Telê Santana busca juntar os estilhaços de um elenco fragmentado, dá chances a
jovens como Júnior Baiano, Marquinhos, Gonçalves e Bujica, reaproveita
renegados como Leandro Silva e Nando, traz o vigoroso (e limitado) Márcio
Rossini para a zaga, saúda a volta do veterano Júnior, disposto a encerrar a
carreira no clube, e vê com apreensão outro retorno, o do atacante Renato e (ao
que se diz) seu ex-desafeto.
O torcedor dá de
ombros. E protesta. E ferve de ódio.
Enquanto a Seleção
Brasileira se prepara para as Eliminatórias, tem início a Copa do Brasil, cujas
fases iniciais o Flamengo transpõe sem maiores dificuldades, com quatro
vitórias em quatro jogos diante de Paysandu e Blumenau-SC, não sem antes sua
torcida queimar faixas e bandeiras na partida de estreia contra os paraenses,
provocando um incêndio que por pouco não destrói boa parte das dependências da
Gávea. A seguir, uma vitória convincente (2-0) contra o Corinthians no
Maracanã, numa partida em que o Flamengo desperdiça muitos gols e a chance de
sair virtualmente classificado. Mas, antes da partida de volta, há uma
excursão-relâmpago agendada para a Alemanha, para a disputa do Torneio de
Hamburgo (Hafenpokal), que faz parte da Festa da Cerveja da cidade.
Água na fervura.
A viagem, apesar de
cansar os jogadores, é fundamental para acalmar um pouco o ambiente interno,
bastante abalado com o bombardeio de críticas que muitas vezes emanam de dentro
da Gávea. O próprio Telê, que já começa a ter sua permanência questionada,
deseja fazer alguns testes na equipe. Júnior fará sua estreia no torneio,
atuando pela primeira vez desde 1983 ao lado de Zico pelo Flamengo.

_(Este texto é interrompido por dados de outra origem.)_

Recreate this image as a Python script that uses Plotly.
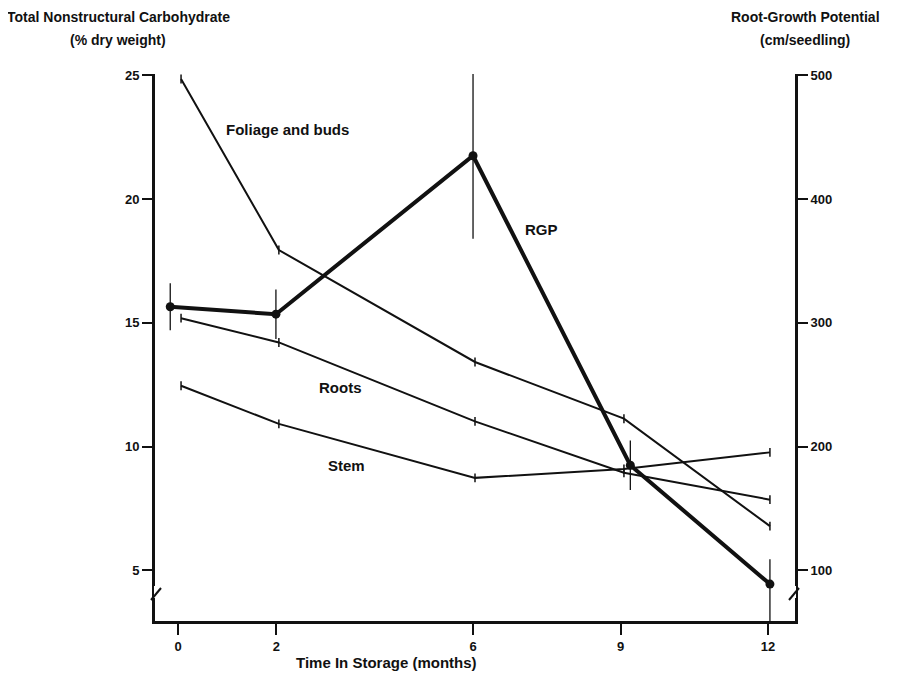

A primeira partida tem como adversário o St.Pauli, equipe simpática, uma espécie de “segundo time” dos alemães, por conta de seu perfil descolado e irreverente. O St.Pauli vem de boa (para seus padrões) campanha na Bundesliga, um décimo lugar, e é tido como um time perigoso e traiçoeiro.
Mas o Flamengo ignora
os pretensos obstáculos e vence com certa facilidade, praticando um ótimo
futebol, que surpreende e entusiasma o modesto público (7.500 pessoas) presente
no Estádio Wilhelm Koch. A presença de Júnior ao lado de Zico dá ao time estabilidade
e uma sólida cadência, equilibrando a correria de Zinho, Alcindo e Leonardo. O
rubro-negro domina amplamente as ações desde o primeiro momento, e sob aplausos
dos alemães faz 2-0, gols de Nando (aproveitando belo passe de Zinho) e Alcindo
(de cabeça).

E agora o Flamengo está
em mais uma final.

E o Flamengo começa
arrasador.
Mais ambientado e
confiante após a boa partida na véspera, o time, bem ao gosto de Telê, atua com
as linhas avançadas, trocando velozmente a bola e atordoando a forte marcação
do Hamburgo. Após algumas oportunidades criadas, enfim aos 13’ Zinho cruza à
meia altura e Zico escora para abrir o marcador. Sem fazer qualquer menção de
recuar, o Flamengo segue sufocando o HSV e pouco depois amplia, num bonito
arremate de Aílton. O segundo gol flamengo em meia hora de jogo arranca
entusiásticos sorrisos e aplausos de ninguém menos que o próprio presidente do
Hamburgo, que elogia abertamente o rubro-negro, “esses brasileiros são uma
festa para os olhos”.
O Flamengo seguirá
mantendo o controle absoluto da partida, rodando a bola e o time, confundindo e
enlouquecendo os alemães. Aos 16’ da segunda etapa, Nando recebe na
intermediária e arrisca o tiro. A bola explode na trave e vai para o gol, é o
terceiro do Flamengo, que a partir dali resolve desfrutar seu momento de
diversão, gastando o tempo e investindo em jogadas de efeito que levam a
plateia ao êxtase. Já nos minutos finais, Bierhoff desconta, mas a partida já
está definida. HSV Hamburgo 1-3 Flamengo. O Flamengo é campeão do Torneio de
Hamburgo.
O protocolo para a
entrega do troféu é simples mas organizado, como convém a algo de iniciativa
alemã. Zico, o capitão flamengo, recebe a taça e a ergue, sob uma torrente de
demorados aplausos e gritos de “Bravo”. O Galinho, em um átimo de tempo, a
contempla calmamente, olhos fixos. Talvez ali naquele momento ele saiba que
aquele ritual tantas e tantas e mais outras tantas doces vezes repetido será o
último de sua carreira flamenga. Ali, em uma ensolarada tarde do ameno verão
alemão, Zico, pela última vez, está erguendo um troféu como jogador
profissional do Flamengo.
Calmo, Zico desvia os
olhos do troféu e o repassa aos companheiros. Afinal, a vida segue.